In this context, there is the question of how to deal with existing agreements that do not comply with the German Investment Firms Remuneration Regulation. Section 16 of this Regulation (analogous to section 14 of the German Banking Remuneration Regulation) stipulates that investment firms must endeavour to ensure that noncompliant contracts, company or service agreements and company practices are amended without delay, insofar as this is legally admissible. The adjustment must be made using a sound legal assessment of the legal situation that is comprehensible to third parties and takes into account the specific prospects of success. The HR departments of the investment firms concerned would be very well advised to analyse the service or employment contracts with the (current and newly identified) risk takers and also to review any collective bargaining agreements on the subject of variable remuneration.

Conclusion

  • The German Investment Firms Remuneration Regulation represents a fundamentally welcome fine-tuning of the requirements for structuring remuneration at midsize investment firms, which practitioners have been waiting for some time.

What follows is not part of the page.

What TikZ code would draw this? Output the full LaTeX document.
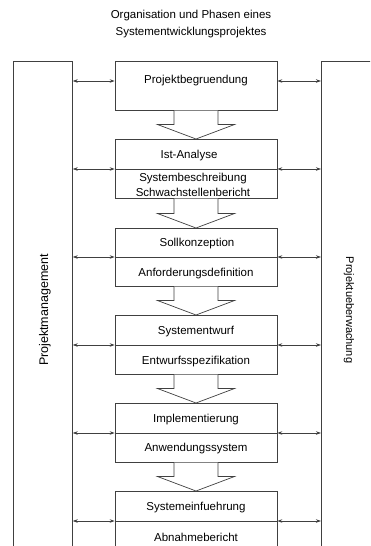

  • Regarding the provision applicable to the structure of remuneration, different, clearly definable categories of investment firms have been formed: small investment firms with rudimentary provisions in EU law, midsize investment firms, which in turn must be divided into two groups with regard to certain provisions of the German Investment Firms Remuneration Regulation, and large investment firms covered by the German Banking Remuneration Regulation.
  • In terms of content, the German Investment Firms Remuneration Regulation is closely modelled on the German Banking Remuneration Regulation, so there are significant differences to the latter only in certain areas, although these may well be relevant in practice.